T-system and thermodynamic Bethe ansatz equations for solvable lattice models associated with superalgebras

TL;DR

This paper develops the T-system and thermodynamic Bethe ansatz equations for solvable lattice models linked to the superalgebra osp(1|2s), providing new eigenvalue formulas, duality relations, and connecting TBA to the string hypothesis.

Contribution

It introduces a novel T-system and TBA equations for models associated with osp(1|2s), including eigenvalue formulas and duality relations, advancing understanding of superalgebra-based integrable models.

Findings

Eigenvalue formula of transfer matrix in dressed vacuum form

Discovery of duality among DVFs

Derivation of TBA equations matching the string hypothesis

Abstract

An analytic Bethe ansatz is carried out related to the Lie superalgebra osp(1|2s).

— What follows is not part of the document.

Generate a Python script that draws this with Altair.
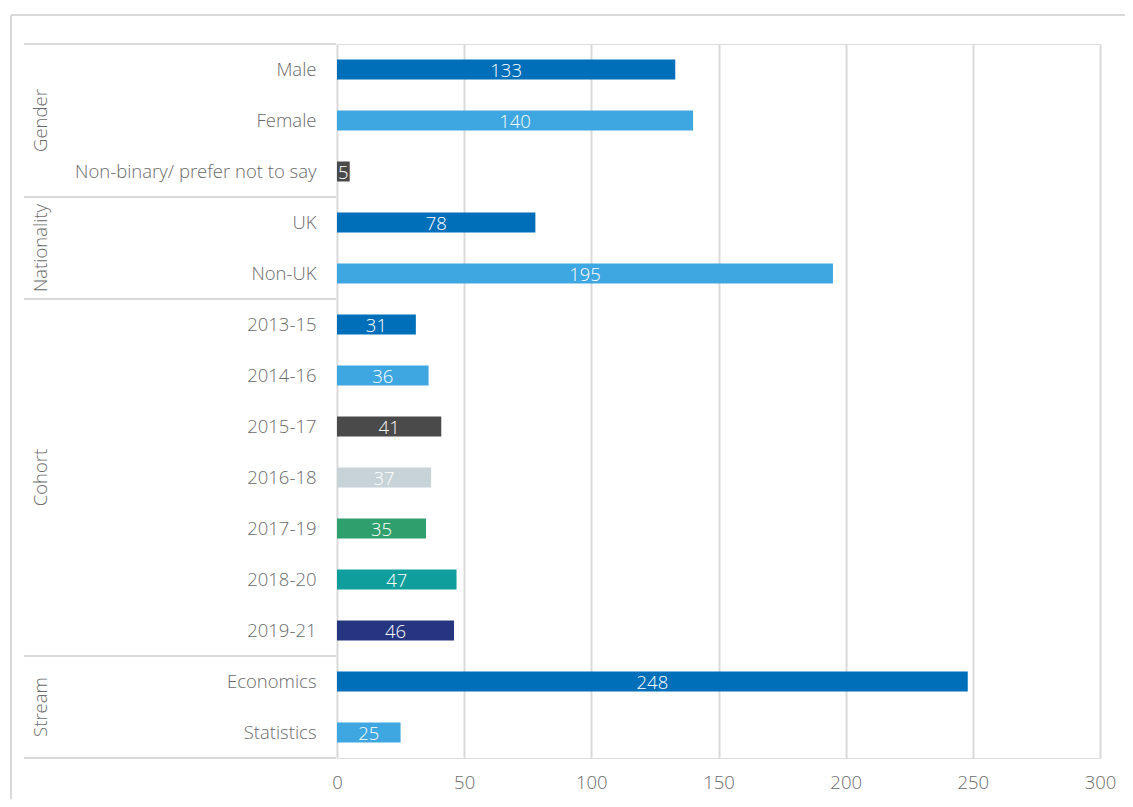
import altair as alt
import pandas as pd

categories = ["Male", "Female", "Non-binary/ prefer not to say", "UK", "Non-UK",
              "2013-15", "2014-16", "2015-17", "2016-18", "2017-19", "2018-20", "2019-21",
              "Economics", "Statistics"]
values = [133, 140, 5, 78, 195, 31, 36, 41, 37, 35, 47, 46, 248, 25]
group_names = ["Gender", "Nationality", "Cohort", "Stream"]
group_sizes = [3, 2, 7, 2]
colors = ["#006fba", "#3ea6e0", "#4a4a4a", "#006fba", "#3ea6e0",
          "#006fba", "#3ea6e0", "#4a4a4a", "#c8d3d8", "#2fa06d", "#109e9c", "#263580",
          "#006fba", "#3ea6e0"]
x_ticks = [0, 50, 100, 150, 200, 250, 300]

FONT = "Open Sans"
FS = 18.5
GREY = "#d9d9d9"
TXT = "#6b6b6b"

df = pd.DataFrame({"cat": categories, "idx": list(range(len(categories))),
                   "value": values, "color": colors})

# group boundaries / centres derived from group sizes
bounds = [-0.5]
centres = []
start = 0
for s in group_sizes:
    centres.append(start + (s - 1) / 2)
    start += s
    bounds.append(start - 0.5)
bdf = pd.DataFrame({"b": bounds})
gdf = pd.DataFrame({"g": group_names, "c": centres})

label_expr = "[" + ",".join("'" + c + "'" for c in categories) + "][datum.value]"

yscale = alt.Scale(domain=[-0.5, len(categories) - 0.5], reverse=True, nice=False,
                   zero=False, padding=0)
xscale = alt.Scale(domain=[0, 300], nice=False, padding=0)

bars = alt.Chart(df).mark_bar(size=20, orient="horizontal").encode(
    y=alt.Y("idx:Q", scale=yscale,
            axis=alt.Axis(values=list(range(len(categories))), labelExpr=label_expr,
                          title=None, ticks=False, domain=False, grid=False,
                          labelFont=FONT, labelFontSize=FS, labelColor=TXT,
                          labelPadding=21, labelFontWeight=300, labelLimit=0)),
    x=alt.X("value:Q", scale=xscale,
            axis=alt.Axis(values=x_ticks, title=None, ticks=False, domain=False,
                          grid=True, gridColor=GREY, gridWidth=2, labelFlush=False,
                          labelFont=FONT, labelFontSize=FS, labelColor=TXT,
                          labelPadding=15, labelFontWeight=300)),
    color=alt.Color("color:N", scale=None),
)

bar_text = alt.Chart(df).transform_calculate(mid="datum.value / 2").mark_text(
    font=FONT, fontSize=FS, color="white", baseline="middle", dy=1, fontWeight=300
).encode(
    y=alt.Y("idx:Q", scale=yscale),
    x=alt.X("mid:Q", scale=xscale),
    text="value:Q",
)

sep = alt.Chart(bdf).mark_rule(color=GREY, strokeWidth=2).encode(
    y=alt.Y("b:Q", scale=yscale),
    x=alt.value(-313),
    x2=alt.value(-1),
)

glabels = alt.Chart(gdf).mark_text(
    font=FONT, fontSize=FS, color=TXT, angle=270, align="center",
    baseline="middle", fontWeight=300
).encode(
    y=alt.Y("c:Q", scale=yscale),
    x=alt.value(-296),
    text="g:N",
)

one = pd.DataFrame({"k": [0]})
frame_top = alt.Chart(one).mark_rule(color=GREY, strokeWidth=2).encode(
    x=alt.value(-326), x2=alt.value(900), y=alt.value(-29)
)
frame_left = alt.Chart(one).mark_rule(color=GREY, strokeWidth=2).encode(
    y=alt.value(-29), y2=alt.value(900), x=alt.value(-326)
)

chart = alt.layer(frame_top, frame_left, sep, bars, bar_text, glabels).properties(
    width=763, height=714,
    padding={"left": 329, "top": 36, "right": 25, "bottom": 41},
    autosize=alt.AutoSizeParams(type="none"),
).configure_view(stroke=None).configure(background="white")

chart.save("out.html", embed_options={"renderer": "svg", "actions": False})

We present an eigenvalue formula of a transfer matrix in dressed vacuum form (DVF) labeled by a Young (super) diagram. Remarkable duality among DVFs is found. A complete set of transfer matrix functional relations (T-system) is proposed as a reduction of a Hirota-Miwa equation. We also derive a thermodynamic Bethe ansatz (TBA) equation from this T-system and the quantum transfer matrix method. This TBA equation is identical to the one from the string hypothesis.